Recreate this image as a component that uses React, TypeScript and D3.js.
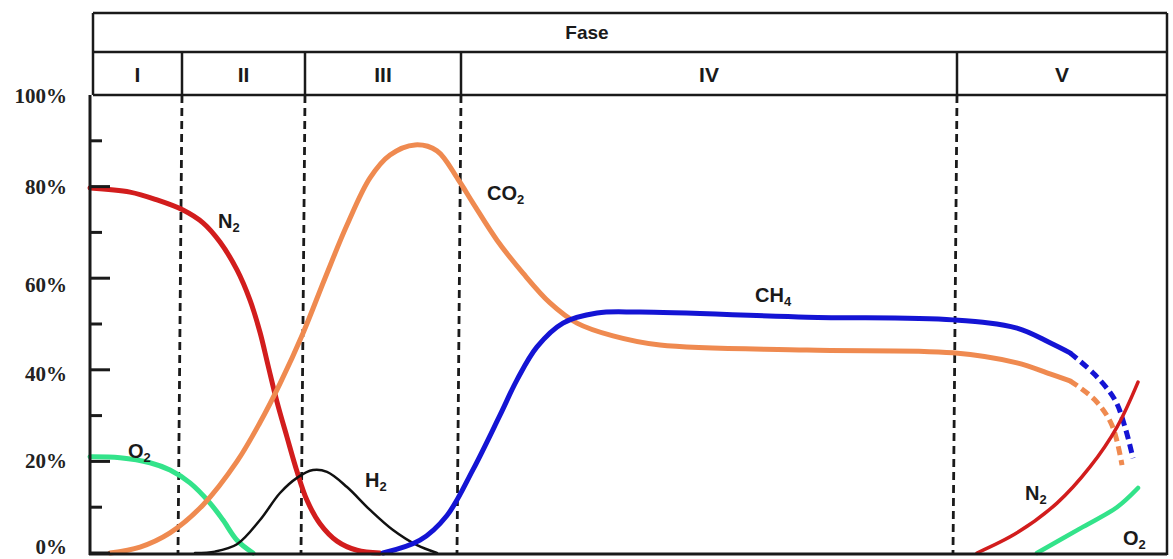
import React, { useEffect, useRef } from 'react';
import * as d3 from 'd3';

type Pt = [number, number];

// x: arbitrary time units (0..1077), y: gas share in %
const phases = ['I', 'II', 'III', 'IV', 'V'];
const phaseEdges = [0, 92, 215, 371, 867, 1077];
const yTicks = [0, 10, 20, 30, 40, 50, 60, 70, 80, 90, 100];
const yLabels = [0, 20, 40, 60, 80, 100];

const n2Early: Pt[] = [
  [0, 79.7], [40, 78.8], [67, 77.1], [93, 74.9], [113, 72.1], [130, 67.9], [147, 61.8],
  [160, 55.2], [170, 48.2], [178, 41.0], [187, 33.0], [197, 25.3], [207, 17.8], [217, 11.5],
  [230, 6.4], [247, 2.6], [267, 0.6], [290, 0],
];
const o2Early: Pt[] = [
  [0, 21.0], [30, 20.8], [60, 19.7], [80, 18.1], [100, 15.3], [120, 10.9], [133, 7.2],
  [147, 2.8], [163, 0],
];
const co2Solid: Pt[] = [
  [20, 0], [50, 1.3], [80, 4.4], [113, 10.5], [147, 20.0], [170, 28.5], [190, 37.0],
  [213, 48.0], [235, 60.0], [257, 71.6], [280, 81.9], [300, 86.9], [325, 89.1],
  [347, 87.8], [368, 81.6], [383, 76.4], [407, 68.3], [433, 61.1], [460, 54.6],
  [487, 50.2], [523, 47.4], [570, 45.4], [717, 44.3], [863, 43.7], [927, 41.5],
  [960, 39.1], [980, 37.6],
];
const co2Dashed: Pt[] = [[980, 37.6], [1005, 33.4], [1022, 27.9], [1032, 19.2]];
const ch4Solid: Pt[] = [
  [293, 0], [330, 2.8], [357, 8.2], [383, 18.2], [410, 30.1], [427, 37.8], [447, 45.0],
  [473, 50.2], [507, 52.4], [550, 52.6], [717, 51.5], [863, 50.9], [927, 49.1],
  [960, 45.9], [980, 43.7],
];
const ch4Dashed: Pt[] = [[980, 43.7], [1005, 38.9], [1025, 33.4], [1035, 27.5], [1043, 20.7]];
const h2: Pt[] = [
  [105, 0], [125, 0.3], [147, 1.9], [170, 7.2], [190, 13.1], [207, 16.4], [223, 18.1],
  [237, 17.7], [257, 14.4], [280, 9.4], [303, 5.0], [327, 1.7], [347, 0],
];
const n2Late: Pt[] = [[887, 0], [927, 4.4], [967, 10.9], [1000, 18.8], [1027, 27.5], [1048, 37.3]];
const o2Late: Pt[] = [[947, 0], [993, 5.7], [1027, 10.0], [1048, 14.2]];

const seriesLines = [
  { data: n2Early, color: '#d21d1d', width: 5, dashed: false },
  { data: o2Early, color: '#33e38a', width: 5, dashed: false },
  { data: h2, color: '#111111', width: 2.5, dashed: false },
  { data: co2Solid, color: '#ef8a50', width: 5, dashed: false },
  { data: co2Dashed, color: '#ef8a50', width: 5, dashed: true },
  { data: ch4Solid, color: '#1414d4', width: 5, dashed: false },
  { data: ch4Dashed, color: '#1414d4', width: 5, dashed: true },
  { data: n2Late, color: '#d21d1d', width: 3.5, dashed: false },
  { data: o2Late, color: '#33e38a', width: 4.5, dashed: false },
];

// gas name, subscript, text start (x in time units) and baseline (y in %)
const gasLabels: { name: string; sub: string; t: number; v: number }[] = [
  { name: 'N', sub: '2', t: 128, v: 71 },
  { name: 'CO', sub: '2', t: 397, v: 77 },
  { name: 'CH', sub: '4', t: 665, v: 54.8 },
  { name: 'H', sub: '2', t: 275, v: 14.4 },
  { name: 'O', sub: '2', t: 38, v: 20.7 },
  { name: 'N', sub: '2', t: 935, v: 11.6 },
  { name: 'O', sub: '2', t: 1033, v: 1.7 },
];

const W = 1173;
const H = 559;

export default function App() {
  const svgRef = useRef<SVGSVGElement>(null);

  useEffect(() => {
    if (!svgRef.current) return;
    const svg = d3.select(svgRef.current);
    svg.selectAll('*').remove();

    const x = d3.scaleLinear().domain([0, 1077]).range([90, 1167]);
    const y = d3.scaleLinear().domain([0, 100]).range([553, 95]);

    const headerTop = 13;
    const headerMid = 52;
    const headerBottom = y(100);
    const frameLeft = x(0) + 3;
    const frameRight = x(1077);
    const ink = '#1a1a1a';
    const sans = '"Liberation Sans", Arial, sans-serif';

    // phase boundaries (dashed in plot area)
    phaseEdges.slice(1, -1).forEach(e => {
      svg.append('line')
        .attr('x1', x(e)).attr('x2', x(e) - 4)
        .attr('y1', headerBottom).attr('y2', y(0))
        .attr('stroke', ink)
        .attr('stroke-width', 2.8)
        .attr('stroke-dasharray', '8,5');
    });

    // curves
    const line = d3.line<Pt>()
      .x(d => x(d[0]))
      .y(d => y(d[1]))
      .curve(d3.curveCatmullRom.alpha(0.5));

    seriesLines.forEach(s => {
      svg.append('path')
        .datum(s.data)
        .attr('fill', 'none')
        .attr('stroke', s.color)
        .attr('stroke-width', s.width)
        .attr('stroke-linecap', s.dashed ? 'butt' : 'round')
        .attr('stroke-dasharray', s.dashed ? '9,5' : null)
        .attr('d', line);
    });

    // header table
    const hdr = svg.append('g').attr('stroke', ink).attr('stroke-width', 2.5);
    [headerTop, headerMid, headerBottom].forEach(hy => {
      hdr.append('line').attr('x1', frameLeft).attr('x2', frameRight).attr('y1', hy).attr('y2', hy);
    });
    hdr.append('line').attr('x1', frameLeft).attr('x2', frameLeft).attr('y1', headerTop).attr('y2', headerBottom);
    hdr.append('line').attr('x1', frameRight).attr('x2', frameRight).attr('y1', headerTop).attr('y2', y(0) + 2);
    phaseEdges.slice(1, -1).forEach(e => {
      hdr.append('line').attr('x1', x(e)).attr('x2', x(e)).attr('y1', headerMid).attr('y2', headerBottom);
    });

    svg.append('text')
      .attr('x', 587).attr('y', (headerTop + headerMid) / 2)
      .attr('text-anchor', 'middle')
      .attr('dominant-baseline', 'central')
      .attr('font-family', sans)
      .attr('font-weight', 'bold')
      .attr('font-size', 19)
      .attr('fill', ink)
      .text('Fase');

    phases.forEach((p, i) => {
      const left = i === 0 ? frameLeft : x(phaseEdges[i]);
      const right = x(phaseEdges[i + 1]);
      svg.append('text')
        .attr('x', (left + right) / 2)
        .attr('y', (headerMid + headerBottom) / 2 + 1)
        .attr('text-anchor', 'middle')
        .attr('dominant-baseline', 'central')
        .attr('font-family', sans)
        .attr('font-weight', 'bold')
        .attr('font-size', 21)
        .attr('fill', ink)
        .text(p);
    });

    // y axis
    const axis = svg.append('g').attr('stroke', ink).attr('stroke-width', 3);
    axis.append('line').attr('x1', x(0)).attr('x2', x(0)).attr('y1', headerBottom).attr('y2', y(0) + 2);
    axis.append('line').attr('x1', x(0) - 1).attr('x2', frameRight).attr('y1', y(0) + 1).attr('y2', y(0) + 1);
    yTicks.filter(t => t < 100).forEach(t => {
      const major = yLabels.includes(t);
      axis.append('line')
        .attr('x1', x(0)).attr('x2', x(0) + (major ? 20 : 12))
        .attr('y1', y(t)).attr('y2', y(t));
    });

    // the printed labels sit a little off their ticks in the original scan
    const nudge: Record<number, number> = { 0: -6, 40: 4, 60: 7, 80: 0, 100: 1 };
    yLabels.forEach(t => {
      svg.append('text')
        .attr('x', 67)
        .attr('y', y(t) + (nudge[t] ?? 0))
        .attr('text-anchor', 'end')
        .attr('dominant-baseline', 'central')
        .attr('font-family', '"Liberation Serif", "Times New Roman", serif')
        .attr('font-weight', 'bold')
        .attr('font-size', 21)
        .attr('fill', '#222')
        .text(`${t}%`);
    });

    // gas labels
    gasLabels.forEach(l => {
      const txt = svg.append('text')
        .attr('x', x(l.t))
        .attr('y', y(l.v))
        .attr('font-family', sans)
        .attr('font-weight', 'bold')
        .attr('font-size', 20)
        .attr('fill', ink);
      txt.append('tspan').text(l.name);
      txt.append('tspan').attr('font-size', 13).attr('dy', 4).text(l.sub);
    });
  }, []);

  return (
    <svg
      ref={svgRef}
      width={W}
      height={H}
      style={{ position: 'absolute', left: 0, top: 0, background: '#fff' }}
    />
  );
}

— SHORT TASK —
Write out the lines from the start of the material to the line with "const yLabels = [0, 20, 40, 60, 80, 100];", inclusive and exactly. Skip the pictures.

— TASK RESPONSE —
Recreate this image as a component that uses React, TypeScript and D3.js.
import React, { useEffect, useRef } from 'react';
import * as d3 from 'd3';

type Pt = [number, number];

// x: arbitrary time units (0..1077), y: gas share in %
const phases = ['I', 'II', 'III', 'IV', 'V'];
const phaseEdges = [0, 92, 215, 371, 867, 1077];
const yTicks = [0, 10, 20, 30, 40, 50, 60, 70, 80, 90, 100];
const yLabels = [0, 20, 40, 60, 80, 100];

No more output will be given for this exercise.